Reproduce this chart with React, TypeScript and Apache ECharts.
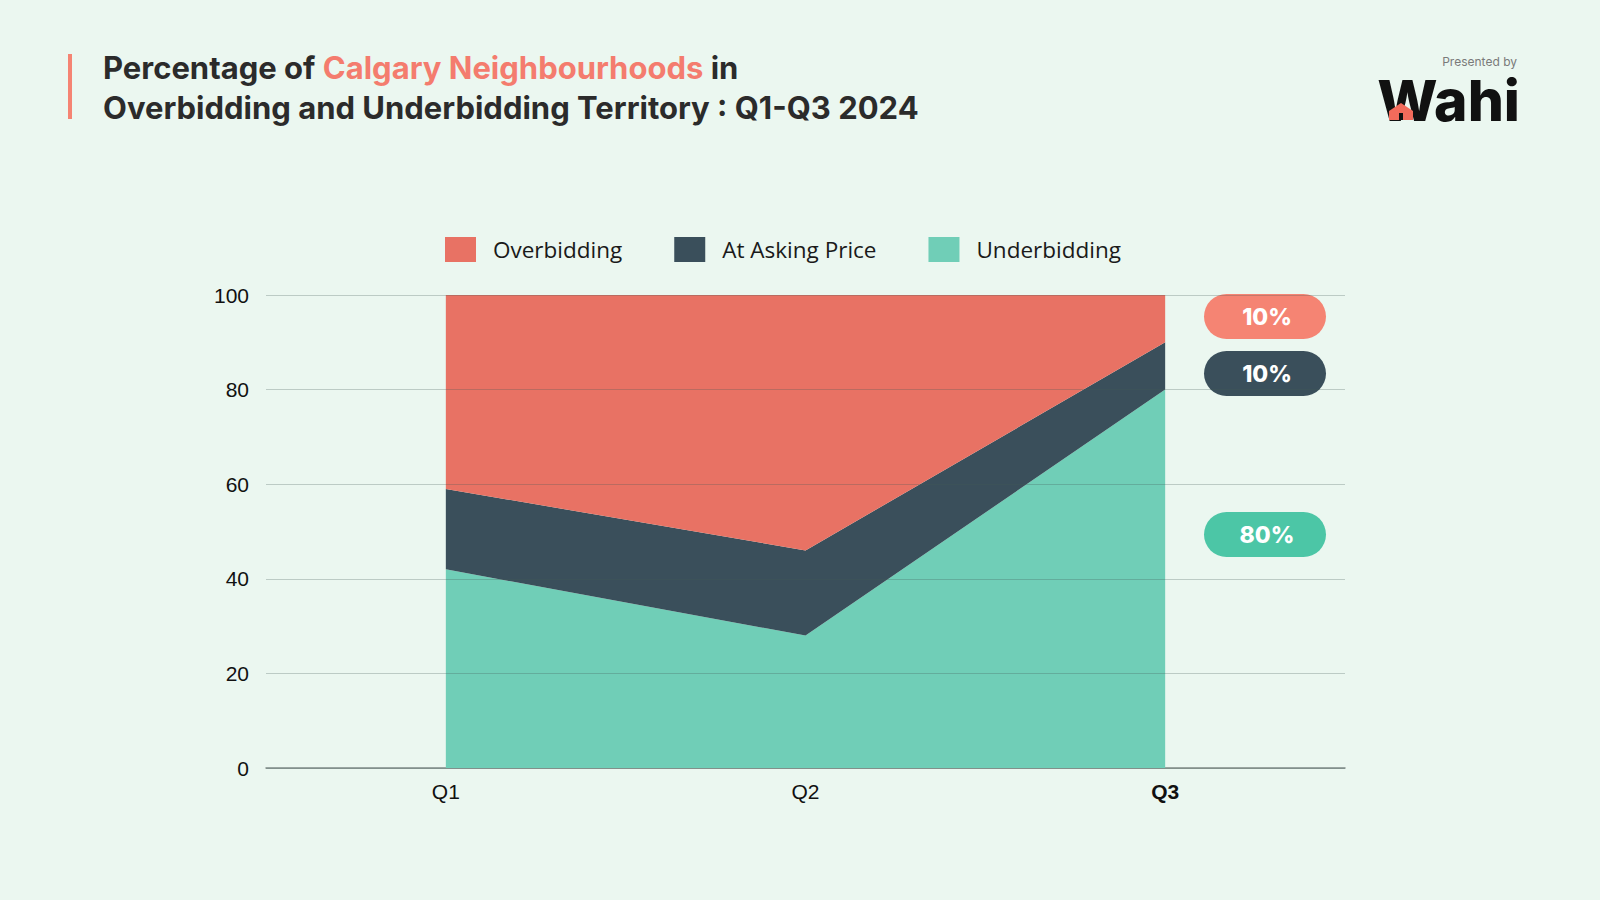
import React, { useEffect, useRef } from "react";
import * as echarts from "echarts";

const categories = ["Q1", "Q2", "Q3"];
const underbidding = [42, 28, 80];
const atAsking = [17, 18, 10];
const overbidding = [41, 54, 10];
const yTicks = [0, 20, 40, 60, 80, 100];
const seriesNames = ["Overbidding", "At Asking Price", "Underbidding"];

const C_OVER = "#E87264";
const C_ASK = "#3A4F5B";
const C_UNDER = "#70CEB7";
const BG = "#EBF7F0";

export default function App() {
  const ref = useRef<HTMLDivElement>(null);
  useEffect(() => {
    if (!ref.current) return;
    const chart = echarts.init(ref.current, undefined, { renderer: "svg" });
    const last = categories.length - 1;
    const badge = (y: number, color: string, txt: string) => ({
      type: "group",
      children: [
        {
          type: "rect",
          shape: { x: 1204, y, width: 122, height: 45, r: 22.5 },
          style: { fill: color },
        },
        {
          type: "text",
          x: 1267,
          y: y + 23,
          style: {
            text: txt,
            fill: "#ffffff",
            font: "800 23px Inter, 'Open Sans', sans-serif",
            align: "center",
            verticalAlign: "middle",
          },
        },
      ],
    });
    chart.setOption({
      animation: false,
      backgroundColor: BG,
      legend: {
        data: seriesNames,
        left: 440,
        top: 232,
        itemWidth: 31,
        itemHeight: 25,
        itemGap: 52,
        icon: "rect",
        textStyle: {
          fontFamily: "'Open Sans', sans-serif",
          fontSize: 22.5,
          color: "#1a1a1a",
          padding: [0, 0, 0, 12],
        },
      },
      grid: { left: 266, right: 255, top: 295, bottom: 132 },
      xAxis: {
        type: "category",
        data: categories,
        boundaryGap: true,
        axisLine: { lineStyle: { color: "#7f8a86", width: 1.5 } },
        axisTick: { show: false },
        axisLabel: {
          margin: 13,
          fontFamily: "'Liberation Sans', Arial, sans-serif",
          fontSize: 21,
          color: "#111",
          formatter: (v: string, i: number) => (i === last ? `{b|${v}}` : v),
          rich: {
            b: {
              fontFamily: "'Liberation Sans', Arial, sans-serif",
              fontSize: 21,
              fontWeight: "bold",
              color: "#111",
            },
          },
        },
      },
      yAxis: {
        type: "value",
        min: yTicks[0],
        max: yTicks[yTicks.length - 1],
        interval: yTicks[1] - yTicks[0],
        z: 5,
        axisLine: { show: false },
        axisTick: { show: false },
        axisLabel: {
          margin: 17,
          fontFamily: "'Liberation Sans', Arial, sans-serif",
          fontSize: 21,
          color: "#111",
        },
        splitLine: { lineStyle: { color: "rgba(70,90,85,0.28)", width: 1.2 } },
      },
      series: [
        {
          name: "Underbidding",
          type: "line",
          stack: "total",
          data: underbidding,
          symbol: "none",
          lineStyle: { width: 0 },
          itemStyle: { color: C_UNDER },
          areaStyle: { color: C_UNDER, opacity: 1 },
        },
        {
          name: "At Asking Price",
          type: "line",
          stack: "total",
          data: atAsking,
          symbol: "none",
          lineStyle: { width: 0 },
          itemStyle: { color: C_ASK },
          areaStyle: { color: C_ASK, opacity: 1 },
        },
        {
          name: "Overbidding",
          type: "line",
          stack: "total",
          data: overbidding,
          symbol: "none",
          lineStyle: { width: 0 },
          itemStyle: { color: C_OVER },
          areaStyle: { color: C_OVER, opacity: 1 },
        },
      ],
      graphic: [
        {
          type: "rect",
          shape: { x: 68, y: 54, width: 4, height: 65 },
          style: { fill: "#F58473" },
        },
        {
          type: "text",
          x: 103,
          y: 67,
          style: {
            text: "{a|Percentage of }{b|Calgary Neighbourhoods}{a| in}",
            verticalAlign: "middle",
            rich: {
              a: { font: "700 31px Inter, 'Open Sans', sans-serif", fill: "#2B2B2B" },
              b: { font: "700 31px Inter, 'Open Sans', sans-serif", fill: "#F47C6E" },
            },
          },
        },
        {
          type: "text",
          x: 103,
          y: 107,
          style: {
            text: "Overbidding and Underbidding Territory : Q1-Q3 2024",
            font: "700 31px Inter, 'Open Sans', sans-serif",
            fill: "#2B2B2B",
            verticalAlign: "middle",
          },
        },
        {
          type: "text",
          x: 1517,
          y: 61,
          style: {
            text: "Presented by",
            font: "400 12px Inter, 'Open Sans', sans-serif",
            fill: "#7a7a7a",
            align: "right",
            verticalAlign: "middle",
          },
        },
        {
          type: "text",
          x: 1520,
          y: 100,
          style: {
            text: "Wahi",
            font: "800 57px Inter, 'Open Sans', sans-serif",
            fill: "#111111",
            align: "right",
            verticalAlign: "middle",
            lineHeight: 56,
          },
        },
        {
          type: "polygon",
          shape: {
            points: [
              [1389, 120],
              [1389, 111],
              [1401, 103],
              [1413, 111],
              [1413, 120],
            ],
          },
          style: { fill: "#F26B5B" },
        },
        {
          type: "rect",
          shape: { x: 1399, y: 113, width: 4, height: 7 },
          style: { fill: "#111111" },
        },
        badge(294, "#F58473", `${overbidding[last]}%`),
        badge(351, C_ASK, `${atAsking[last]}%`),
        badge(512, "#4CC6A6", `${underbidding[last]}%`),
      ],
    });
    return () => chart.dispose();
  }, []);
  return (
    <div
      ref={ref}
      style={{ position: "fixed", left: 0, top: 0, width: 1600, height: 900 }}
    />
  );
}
■ ■ ■
**Exercise:** From the data above, write out everything exactly except the pictures.

**Solution for this task:**
Reproduce this chart with React, TypeScript and Apache ECharts.
import React, { useEffect, useRef } from "react";
import * as echarts from "echarts";

const categories = ["Q1", "Q2", "Q3"];
const underbidding = [42, 28, 80];
const atAsking = [17, 18, 10];
const overbidding = [41, 54, 10];
const yTicks = [0, 20, 40, 60, 80, 100];
const seriesNames = ["Overbidding", "At Asking Price", "Underbidding"];

const C_OVER = "#E87264";
const C_ASK = "#3A4F5B";
const C_UNDER = "#70CEB7";
const BG = "#EBF7F0";

export default function App() {
  const ref = useRef<HTMLDivElement>(null);
  useEffect(() => {
    if (!ref.current) return;
    const chart = echarts.init(ref.current, undefined, { renderer: "svg" });
    const last = categories.length - 1;
    const badge = (y: number, color: string, txt: string) => ({
      type: "group",
      children: [
        {
          type: "rect",
          shape: { x: 1204, y, width: 122, height: 45, r: 22.5 },
          style: { fill: color },
        },
        {
          type: "text",
          x: 1267,
          y: y + 23,
          style: {
            text: txt,
            fill: "#ffffff",
            font: "800 23px Inter, 'Open Sans', sans-serif",
            align: "center",
            verticalAlign: "middle",
          },
        },
      ],
    });
    chart.setOption({
      animation: false,
      backgroundColor: BG,
      legend: {
        data: seriesNames,
        left: 440,
        top: 232,
        itemWidth: 31,
        itemHeight: 25,
        itemGap: 52,
        icon: "rect",
        textStyle: {
          fontFamily: "'Open Sans', sans-serif",
          fontSize: 22.5,
          color: "#1a1a1a",
          padding: [0, 0, 0, 12],
        },
      },
      grid: { left: 266, right: 255, top: 295, bottom: 132 },
      xAxis: {
        type: "category",
        data: categories,
        boundaryGap: true,
        axisLine: { lineStyle: { color: "#7f8a86", width: 1.5 } },
        axisTick: { show: false },
        axisLabel: {
          margin: 13,
          fontFamily: "'Liberation Sans', Arial, sans-serif",
          fontSize: 21,
          color: "#111",
          formatter: (v: string, i: number) => (i === last ? `{b|${v}}` : v),
          rich: {
            b: {
              fontFamily: "'Liberation Sans', Arial, sans-serif",
              fontSize: 21,
              fontWeight: "bold",
              color: "#111",
            },
          },
        },
      },
      yAxis: {
        type: "value",
        min: yTicks[0],
        max: yTicks[yTicks.length - 1],
        interval: yTicks[1] - yTicks[0],
        z: 5,
        axisLine: { show: false },
        axisTick: { show: false },
        axisLabel: {
          margin: 17,
          fontFamily: "'Liberation Sans', Arial, sans-serif",
          fontSize: 21,
          color: "#111",
        },
        splitLine: { lineStyle: { color: "rgba(70,90,85,0.28)", width: 1.2 } },
      },
      series: [
        {
          name: "Underbidding",
          type: "line",
          stack: "total",
          data: underbidding,
          symbol: "none",
          lineStyle: { width: 0 },
          itemStyle: { color: C_UNDER },
          areaStyle: { color: C_UNDER, opacity: 1 },
        },
        {
          name: "At Asking Price",
          type: "line",
          stack: "total",
          data: atAsking,
          symbol: "none",
          lineStyle: { width: 0 },
          itemStyle: { color: C_ASK },
          areaStyle: { color: C_ASK, opacity: 1 },
        },
        {
          name: "Overbidding",
          type: "line",
          stack: "total",
          data: overbidding,
          symbol: "none",
          lineStyle: { width: 0 },
          itemStyle: { color: C_OVER },
          areaStyle: { color: C_OVER, opacity: 1 },
        },
      ],
      graphic: [
        {
          type: "rect",
          shape: { x: 68, y: 54, width: 4, height: 65 },
          style: { fill: "#F58473" },
        },
        {
          type: "text",
          x: 103,
          y: 67,
          style: {
            text: "{a|Percentage of }{b|Calgary Neighbourhoods}{a| in}",
            verticalAlign: "middle",
            rich: {
              a: { font: "700 31px Inter, 'Open Sans', sans-serif", fill: "#2B2B2B" },
              b: { font: "700 31px Inter, 'Open Sans', sans-serif", fill: "#F47C6E" },
            },
          },
        },
        {
          type: "text",
          x: 103,
          y: 107,
          style: {
            text: "Overbidding and Underbidding Territory : Q1-Q3 2024",
            font: "700 31px Inter, 'Open Sans', sans-serif",
            fill: "#2B2B2B",
            verticalAlign: "middle",
          },
        },
        {
          type: "text",
          x: 1517,
          y: 61,
          style: {
            text: "Presented by",
            font: "400 12px Inter, 'Open Sans', sans-serif",
            fill: "#7a7a7a",
            align: "right",
            verticalAlign: "middle",
          },
        },
        {
          type: "text",
          x: 1520,
          y: 100,
          style: {
            text: "Wahi",
            font: "800 57px Inter, 'Open Sans', sans-serif",
            fill: "#111111",
            align: "right",
            verticalAlign: "middle",
            lineHeight: 56,
          },
        },
        {
          type: "polygon",
          shape: {
            points: [
              [1389, 120],
              [1389, 111],
              [1401, 103],
              [1413, 111],
              [1413, 120],
            ],
          },
          style: { fill: "#F26B5B" },
        },
        {
          type: "rect",
          shape: { x: 1399, y: 113, width: 4, height: 7 },
          style: { fill: "#111111" },
        },
        badge(294, "#F58473", `${overbidding[last]}%`),
        badge(351, C_ASK, `${atAsking[last]}%`),
        badge(512, "#4CC6A6", `${underbidding[last]}%`),
      ],
    });
    return () => chart.dispose();
  }, []);
  return (
    <div
      ref={ref}
      style={{ position: "fixed", left: 0, top: 0, width: 1600, height: 900 }}
    />
  );
}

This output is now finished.